(Part of a data file)
>>

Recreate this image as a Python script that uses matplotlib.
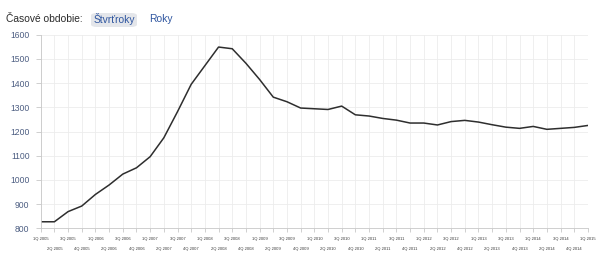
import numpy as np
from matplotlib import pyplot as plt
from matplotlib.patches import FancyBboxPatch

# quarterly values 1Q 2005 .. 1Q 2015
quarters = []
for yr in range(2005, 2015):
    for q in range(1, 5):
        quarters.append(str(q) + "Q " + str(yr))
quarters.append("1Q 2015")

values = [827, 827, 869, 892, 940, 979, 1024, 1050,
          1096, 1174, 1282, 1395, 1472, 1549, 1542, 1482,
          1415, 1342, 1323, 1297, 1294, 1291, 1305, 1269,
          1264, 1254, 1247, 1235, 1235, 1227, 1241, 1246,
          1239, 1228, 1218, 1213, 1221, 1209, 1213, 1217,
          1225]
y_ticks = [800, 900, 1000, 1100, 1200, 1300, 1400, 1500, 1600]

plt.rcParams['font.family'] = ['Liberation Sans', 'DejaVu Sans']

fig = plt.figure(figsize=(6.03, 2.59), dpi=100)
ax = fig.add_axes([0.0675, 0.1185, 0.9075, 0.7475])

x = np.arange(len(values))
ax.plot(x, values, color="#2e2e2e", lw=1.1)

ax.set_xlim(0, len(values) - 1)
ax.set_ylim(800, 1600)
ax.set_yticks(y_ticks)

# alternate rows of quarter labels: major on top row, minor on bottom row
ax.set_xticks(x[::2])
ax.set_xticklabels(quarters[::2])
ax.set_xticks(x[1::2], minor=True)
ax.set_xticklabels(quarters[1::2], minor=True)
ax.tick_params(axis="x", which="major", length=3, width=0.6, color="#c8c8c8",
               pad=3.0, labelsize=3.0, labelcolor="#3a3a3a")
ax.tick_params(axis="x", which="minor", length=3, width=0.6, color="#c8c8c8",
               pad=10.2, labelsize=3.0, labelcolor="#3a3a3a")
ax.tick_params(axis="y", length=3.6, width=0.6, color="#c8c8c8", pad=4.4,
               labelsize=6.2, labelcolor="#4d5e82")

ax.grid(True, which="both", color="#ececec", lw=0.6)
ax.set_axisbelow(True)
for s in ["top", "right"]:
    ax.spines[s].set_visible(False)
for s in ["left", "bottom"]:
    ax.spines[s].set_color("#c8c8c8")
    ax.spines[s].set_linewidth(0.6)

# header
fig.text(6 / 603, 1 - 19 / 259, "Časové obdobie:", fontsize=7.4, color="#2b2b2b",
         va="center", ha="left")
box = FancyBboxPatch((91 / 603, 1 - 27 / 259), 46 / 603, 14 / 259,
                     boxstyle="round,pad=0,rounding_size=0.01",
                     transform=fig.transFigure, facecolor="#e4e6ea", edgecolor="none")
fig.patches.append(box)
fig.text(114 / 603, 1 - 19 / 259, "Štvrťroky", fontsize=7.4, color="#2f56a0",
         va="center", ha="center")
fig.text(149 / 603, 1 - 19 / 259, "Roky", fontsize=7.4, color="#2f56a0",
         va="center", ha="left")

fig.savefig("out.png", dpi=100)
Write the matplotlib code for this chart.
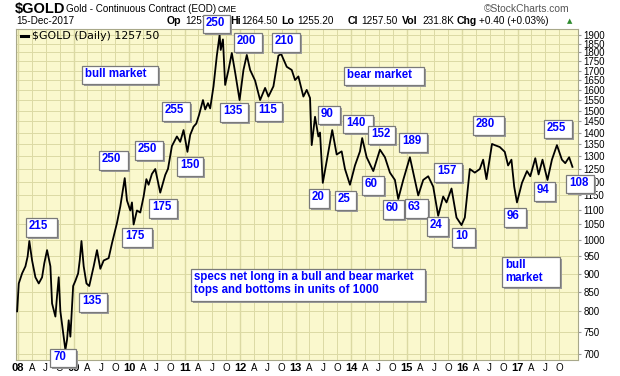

<<

◆ Your task ◆
Gather every line from the listing above in which "this" appears, and copy those lines.

◆ Correct answer ◆
Recreate this image as a Python script that uses matplotlib.
Write the matplotlib code for this chart.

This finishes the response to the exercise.